Yüce Rabbimiz, insanı diğer bütün varlıklardan üstün kılmış, farklı cinslerin bir araya gelerek sevgi ve saygı temeline dayalı huzurlu aileler kurmalarını tavsiye etmiştir. Çünkü huzurlu bir aile, aynı zamanda huzurlu bir toplum demektir. Nitekim Kur’an-ı Kerim de, Rûm Suresi’nin 21. Ayetinde “içinizden kendileriyle huzura kavuşacağınız eşler yaratıp, aranızda sevgi ve rahmet var etmesi, Allah’ın varlığının delillerindendir. Doğrusu bunda iyi düşünen bir kavim için ibretler vardır” buyrulmuştur.
Toplumu meydana getiren temel yapı ailedir. Ailelerin huzur ve mutluluğu, toplumun huzur ve mutluluğu demektir. Ailede görülen huzur veya huzursuzluk dolaylı olarak topluma da mutlaka yansıyacaktır. Aile mutluluğunun sağlanması ise, eşlerin ve diğer aile fertlerinin birbirlerine sevgi, saygı ve hoşgörü esasları dâhilinde davranmalarına bağlıdır. Yine Kur’anı Kerim’de Tevbe Suresi’nin 71. Ayetinde, “Mümin erkekler ve mümin kadınlar birbirlerinin dostudurlar” buyrulmuştur.

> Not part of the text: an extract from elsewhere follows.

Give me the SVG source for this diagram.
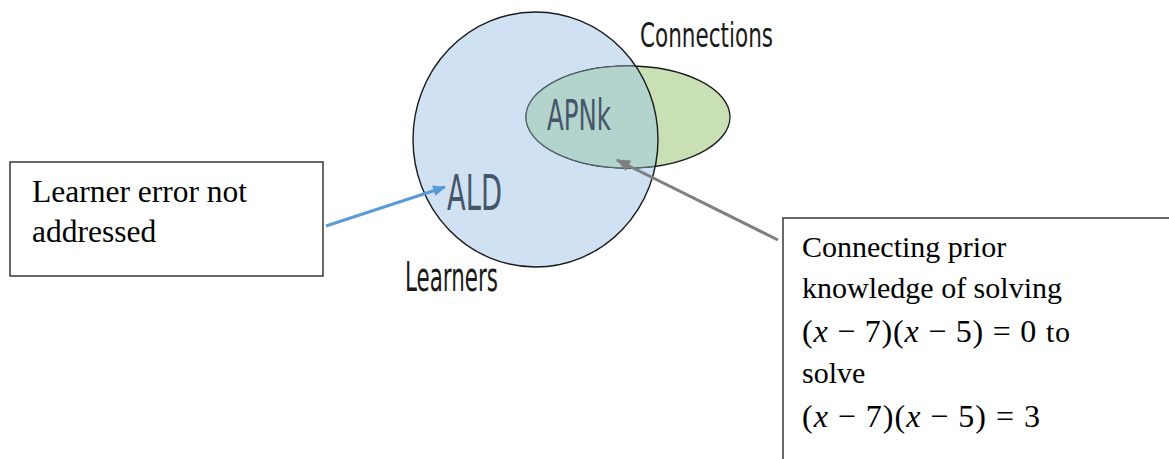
<svg xmlns="http://www.w3.org/2000/svg" width="1169" height="459" viewBox="0 0 1169 459">
<style>
.venn{font-family:"DejaVu Sans","Liberation Sans",sans-serif;}
.dark{fill:#1a1a1a;}
.slate{fill:#46566a;}
.box{fill:#ffffff;stroke:#1a1a1a;stroke-width:1.3;}
.body{font-family:"Liberation Serif","Times New Roman",serif;font-size:30px;fill:#000;}
.big{font-size:31.5px;}
.math{font-size:32px;}
.it{font-style:italic;}
</style>
<defs>
<marker id="ahBlue" markerWidth="13" markerHeight="11" refX="12" refY="5.5" orient="auto" markerUnits="userSpaceOnUse" viewBox="0 0 13 11">
<path d="M0,0 L13,5.5 L0,11 z" fill="#5b9bd5"/>
</marker>
<marker id="ahGray" markerWidth="14" markerHeight="12" refX="13" refY="6" orient="auto" markerUnits="userSpaceOnUse" viewBox="0 0 14 12">
<path d="M0,0 L14,6 L0,12 z" fill="#7f7f7f"/>
</marker>
<clipPath id="circClip"><ellipse cx="535.5" cy="139.5" rx="122.5" ry="127.5"/></clipPath>
</defs>
<g id="venn">
<g id="learners-set">
<ellipse cx="535.5" cy="139.5" rx="122.5" ry="127.5" fill="#cfe1f2"/>
</g>
<g id="connections-set">
<ellipse cx="628" cy="117" rx="102" ry="51" fill="#c8e0b4" stroke="#1a1a1a" stroke-width="1.3"/>
<ellipse cx="628" cy="117" rx="102" ry="51" fill="#b3d4cc" stroke="#5a6a70" stroke-width="1.2" clip-path="url(#circClip)"/>
</g>
<ellipse cx="535.5" cy="139.5" rx="122.5" ry="127.5" fill="none" stroke="#1a1a1a" stroke-width="1.4"/>
<text class="venn dark" x="640" y="47" font-size="34" textLength="133" lengthAdjust="spacingAndGlyphs">Connections</text>
<text class="venn slate" x="547" y="130" font-size="42" textLength="64" lengthAdjust="spacingAndGlyphs">APNk</text>
<text class="venn slate" x="447" y="210" font-size="49" textLength="55" lengthAdjust="spacingAndGlyphs">ALD</text>
<text class="venn dark" x="405" y="291" font-size="40" textLength="93" lengthAdjust="spacingAndGlyphs">Learners</text>
</g>
<g id="box-left">
<rect class="box" x="10" y="162" width="313" height="114"/>
<text class="body big" x="32" y="202">Learner error not</text>
<text class="body big" x="32" y="242">addressed</text>
</g>
<g id="box-right">
<rect class="box" x="783" y="218" width="400" height="300"/>
<text class="body" x="802" y="257">Connecting prior</text>
<text class="body" x="802" y="298">knowledge of solving</text>
<text class="body math" x="802" y="342" textLength="268" lengthAdjust="spacing">(<tspan class="it">x</tspan> − 7)(<tspan class="it">x</tspan> − 5) = 0 <tspan style="font-size:30px">to</tspan></text>
<text class="body" x="802" y="383">solve</text>
<text class="body math" x="802" y="427" textLength="238" lengthAdjust="spacing">(<tspan class="it">x</tspan> − 7)(<tspan class="it">x</tspan> − 5) = 3</text>
</g>
<g id="connectors">
<line x1="326" y1="226" x2="445" y2="187" stroke="#5b9bd5" stroke-width="3" marker-end="url(#ahBlue)"/>
<line x1="778" y1="240" x2="617" y2="160" stroke="#7f7f7f" stroke-width="3" marker-end="url(#ahGray)"/>
</g>
</svg>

Bu dostluğun evvel emirde aile içinde görülmesi gerektiği ve bir ömür boyu hayatlarını birlikte geçirecek olan eşlerin dostluğa, sevgi ve saygıya herkesten daha çok ihtiyaçları olduğu muhakkaktır. Bu gerçeğe rağmen, geçmişte olduğu gibi günümüzde de zaman zaman meydana gelen aile içi huzursuzluklar toplumun önemli problemlerinden birini teşkil etmektedir. Sevgi ve anlayış eksikliği geçimsizliği, geçimsizlik ise kötü muamele ve şiddeti doğurmaktadır. Bilhassa kadınlar ve çocuklara yönelik aile içi şiddet boşanmalara sebep olmakta, parçalanmış aile fertleri toplumun problemli üyeleri haline gelmektedir.
Kur’an-ı Kerim de bizler için örnek olarak gösterilen Hz. Peygamber (s.a.v) Efendimiz hiçbir zaman eşlerine ve çocuklarına el kaldırmamış, daima güzel söz söylemiştir. İnsan olarak bazen eşlerine darılsa da bunu devam ettirmemiş, eşlerine yardımcı olmuş ve gerektiğinde eşlerinin de fikirlerini almak suretiyle istişare etmiştir. Hanımlara iyi davranılmasını istemiş ve “Sizin en hayırlınız, kadınlarına karşı en hayırlı olanızdır” buyurmuşlardır. (Tirmizi, Müslim)
Netice itibariyle, eş seçerken İslam’ın koyduğu kaidelere uyulmalı, güzellik, zenginlik gibi geçici olanlar değil, iman, ahlak gibi temel vasıfların ön planda tutulması esas olmalıdır. Zira İslam’da esas olan güzel ahlak ve iyi huydur. Esasen halkımız arasında yaygın olarak söylenen, bir sivilce güzelliği, bir kıvılcım zenginliği yok eder ifadesi de bu hususu çok güzel hülasa etmektedir.
Ailedeki erkek otoritesi “zorbalık” olarak anlaşılmadığı gibi, kadının itaati de “esaret” şeklinde anlaşılmamalıdır. Aile hayatı, Yüce Dinimiz İslam’ın hassas bir şekilde tayin ettiği ölçüler dâhilinde gerçekleşirse ailede “zalim“de olmaz, “mazlum“da.
Kadının iffet ve itaat dairesinden çıkarak kocasına zulmetmesi, buna karşılık kocanın ise otoritesini nefsanî arzuları uğruna kullanması aile yuvasının tahrip olmasına sebep olur. Huzurlu bir aile ortamının tesisi için eşler önce Allah’ın huzuruna durmalıdır. Huzura durulmayan ailede ise huzurun olmayacağı bilinmelidir.
Huzurlu bir ailenin temel şartlarından birisi de eşlerin karşılıklı yapacakları fedakârlık ve gösterecekleri sabırdır.
Bu vesile ile bütün okuyucularıma huzurlu bir aile hayatı temennisiyle, Mübarek Kurban Bayramlarını tebrik ederim.